Rene Schock (FLESHTORTURE): Unfortunately, there are not many places to offer, at least not in my city. There are no metal pubs but maybe some places where you can listen to some rock, but not metal. It's sad, but that's the way it is. All the pubs and bars in my city are places where they listen to all kinds of music except metal, but if you go to the capital, Managua, you can find some places where you have a great time. I know two pubs, Rock House Bar and Ron Kon Rolas, that have a good atmosphere. In the latter, local band concerts are often held.

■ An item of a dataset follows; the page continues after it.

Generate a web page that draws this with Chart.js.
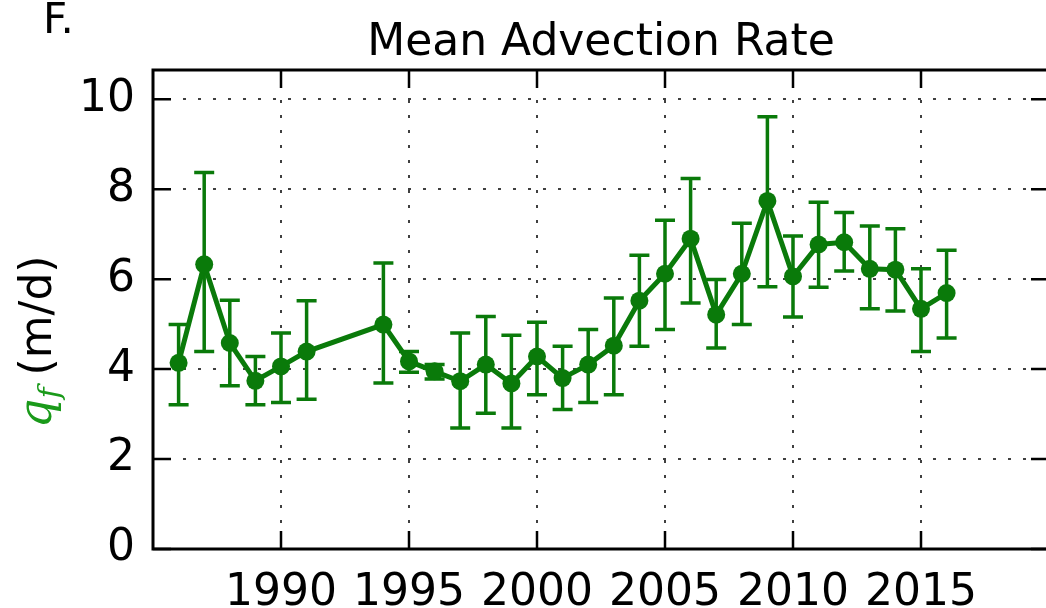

Yakrom (AVERSIA): Honestly none. In Nicaragua there is no essential metal place that I can recommend. What's more, currently metal music as such practically does not exist in our country. Few bands are still fighting and doing their thing, but a good physical place to go and have a beer with good metal music with good sound, good atmosphere, good facilities, etc. does not exist. They existed at one time, but today it is not possible. If you were to come to Nicaragua as a tourist, we would prefer that you come to our facilities and then we personally take you to the places where our music is still alive and present, not necessarily bars or pubs, but where the metalhead still breathes is his pure form.
Juan Castellón (DYING INSIDE): Man, that's hard to answer. The political crisis changed a lot of things on my city and some cool pubs now are closed (Ambrosia Café Bar and Choza Nica). I don't know if there are some rock bars in the capital, but in my city (Estelí) since 2018 the metal bands and rock/metal venues are dead and gone.
David García (RAPAZ): OK, we have a few places in our country that are considered the places where you can hear some metal music played and off the top of my head, they are Ron Kon Rolas, The Mamuth Pub, Rock House, Licenciado Cantinas and Mystic Bar & Lounge.
Jorge Morales (AGÜIZOTES): If you come to Nicaragua, I recommend visiting Ron Kon Rolas and In The House, that are both great places to listen to metal and catch a live performance here in Managua.